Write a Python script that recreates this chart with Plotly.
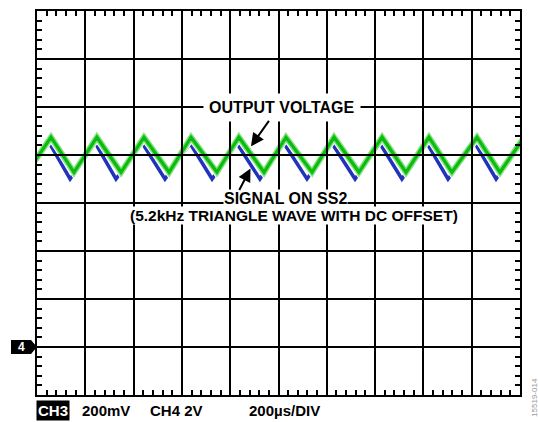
import plotly.graph_objects as go

# ── SCOPE DATA ────────────────────────────────────────────────────────
# x in µs (200 µs/div, 10 div), y in screen divisions (8 div, 0 = centre)
green_t = [-41, 58, 153, 248, 348, 443, 547, 638, 745, 836, 940,
           1031, 1139, 1230, 1333, 1429, 1528, 1623, 1718, 1822, 1917, 2017]
green_v = [0.64, 1.37, 0.64, 1.37, 0.64, 1.37, 0.64, 1.37, 0.64, 1.37, 0.64,
           1.37, 0.64, 1.37, 0.64, 1.37, 0.64, 1.37, 0.64, 1.37, 0.64, 1.37]

blue_t = [-58, 52, 137, 242, 327, 437, 530, 634, 725, 828, 923,
          1023, 1118, 1222, 1317, 1420, 1511, 1615, 1702, 1814, 1901, 2008]
blue_v = [0.50, 1.24, 0.50, 1.24, 0.50, 1.24, 0.50, 1.24, 0.50, 1.24, 0.50,
          1.24, 0.50, 1.24, 0.50, 1.24, 0.50, 1.24, 0.50, 1.24, 0.50, 1.24]

X_RANGE = [0, 2000]
Y_RANGE = [-4, 4]
X_DIV, Y_DIV = 200, 1

FONT = "Arial, Liberation Sans, sans-serif"
GREEN = "#0cbc0c"
GREEN_HALO = "rgba(110,220,110,0.85)"
BLUE = "#2233bb"

fig = go.Figure()

fig.add_trace(go.Scatter(x=blue_t, y=blue_v, mode="lines",
                         line=dict(color=BLUE, width=3.5), hoverinfo="skip"))
fig.add_trace(go.Scatter(x=green_t, y=green_v, mode="lines",
                         line=dict(color="white", width=8), hoverinfo="skip"))
fig.add_trace(go.Scatter(x=green_t, y=green_v, mode="lines",
                         line=dict(color=GREEN_HALO, width=6), hoverinfo="skip"))
fig.add_trace(go.Scatter(x=green_t, y=green_v, mode="lines",
                         line=dict(color=GREEN, width=3.2), hoverinfo="skip"))

# graticule: full-length major ticks drawn above the traces, minor ticks on the frame
frame = dict(showgrid=False, zeroline=False, showticklabels=False,
             showline=True, linecolor="black", linewidth=2, mirror="ticks",
             ticks="inside", tickwidth=2, tickcolor="black",
             layer="above traces", fixedrange=True)
fig.update_xaxes(range=X_RANGE, dtick=X_DIV, tick0=0, ticklen=386,
                 minor=dict(dtick=X_DIV / 5, ticks="inside", ticklen=5,
                            tickwidth=1.5, tickcolor="black"), **frame)
fig.update_yaxes(range=Y_RANGE, dtick=Y_DIV, tick0=0, ticklen=483,
                 minor=dict(dtick=Y_DIV / 5, ticks="inside", ticklen=5,
                            tickwidth=1.5, tickcolor="black"), **frame)

# centre cross-hair ticks
centre = dict(anchor="free", position=0.5, showgrid=False, zeroline=False,
              showticklabels=False, showline=False, ticks="",
              layer="above traces", fixedrange=True)
fig.update_layout(
    xaxis2=dict(overlaying="x", range=X_RANGE, dtick=X_DIV,
                minor=dict(dtick=X_DIV / 5, ticks="inside", ticklen=3,
                           tickwidth=1.5, tickcolor="black"), **centre),
    xaxis3=dict(overlaying="x", range=X_RANGE, dtick=X_DIV,
                minor=dict(dtick=X_DIV / 5, ticks="outside", ticklen=3,
                           tickwidth=1.5, tickcolor="black"), **centre),
    yaxis2=dict(overlaying="y", range=Y_RANGE, dtick=Y_DIV,
                minor=dict(dtick=Y_DIV / 5, ticks="inside", ticklen=3,
                           tickwidth=1.5, tickcolor="black"), **centre),
    yaxis3=dict(overlaying="y", range=Y_RANGE, dtick=Y_DIV,
                minor=dict(dtick=Y_DIV / 5, ticks="outside", ticklen=3,
                           tickwidth=1.5, tickcolor="black"), **centre),
)

bold = dict(family=FONT, size=16, color="black", weight="bold")

# callouts (lower line first so the upper one sits on top of its white box)
fig.add_annotation(x=1064, y=-0.27, text="(5.2kHz TRIANGLE WAVE WITH DC OFFSET)",
                   showarrow=False, font=dict(bold, size=15.5),
                   bgcolor="white", borderpad=0)
fig.add_annotation(x=1027, y=0.1, text="SIGNAL ON SS2", showarrow=False,
                   font=bold, bgcolor="white", borderpad=0)
fig.add_annotation(x=1014, y=2.0, text="OUTPUT VOLTAGE", showarrow=False,
                   font=bold, bgcolor="white", borderpad=5)
fig.add_annotation(x=886, y=1.18, ax=19, ay=-27, text="", showarrow=True,
                   arrowhead=2, arrowsize=1.3, arrowwidth=2, arrowcolor="black",
                   standoff=0)
fig.add_annotation(x=884, y=0.72, ax=-12, ay=23, text="", showarrow=True,
                   arrowhead=2, arrowsize=1.3, arrowwidth=2, arrowcolor="black",
                   standoff=0)

# channel-4 ground marker (points at -3 div on the left edge)
fig.add_shape(type="path", xref="paper", yref="paper", xsizemode="pixel",
              ysizemode="pixel", xanchor=0, yanchor=(-3 - Y_RANGE[0]) / 8,
              path="M 0 0 L -6 -7 L -26 -7 L -26 7 L -6 7 Z",
              fillcolor="black", line=dict(width=0))
fig.add_annotation(xref="paper", x=0, y=-3, xshift=-16, xanchor="center",
                   yanchor="middle", text="4", showarrow=False,
                   font=dict(family=FONT, size=12, color="white", weight="bold"))

# scope settings line below the graticule
bottom = dict(family=FONT, size=15, color="black", weight="bold")
row = dict(yref="paper", y=-0.0415, yanchor="middle", showarrow=False)
fig.add_annotation(x=68, text="CH3", xanchor="center", bgcolor="black",
                   borderpad=1, font=dict(bottom, color="white"), **row)
fig.add_annotation(x=178, text="200mV", xanchor="left", font=bottom, **row)
fig.add_annotation(x=460, text="CH4 2V", xanchor="left", font=bottom, **row)
fig.add_annotation(x=870, text="200µs/DIV", xanchor="left", font=bottom, **row)
fig.add_annotation(xref="paper", yref="paper", x=1.031, y=-0.005,
                   xanchor="center", yanchor="middle",
                   text="15519-014", textangle=-90, showarrow=False,
                   font=dict(family=FONT, size=8, color="#999999"))

fig.update_layout(
    width=538, height=422,
    margin=dict(l=37, r=18, t=9, b=27),
    paper_bgcolor="white", plot_bgcolor="white",
    showlegend=False,
)

fig.write_html("out.html", config={"displayModeBar": False},
               post_script="document.body.style.margin='0';")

+--

Request. Repeat exactly and only the lines from the start of the data above through the line that holds "import plotly.graph_objects as go", inclusive. Pictures do not belong in the copy.

Response.
Write a Python script that recreates this chart with Plotly.
import plotly.graph_objects as go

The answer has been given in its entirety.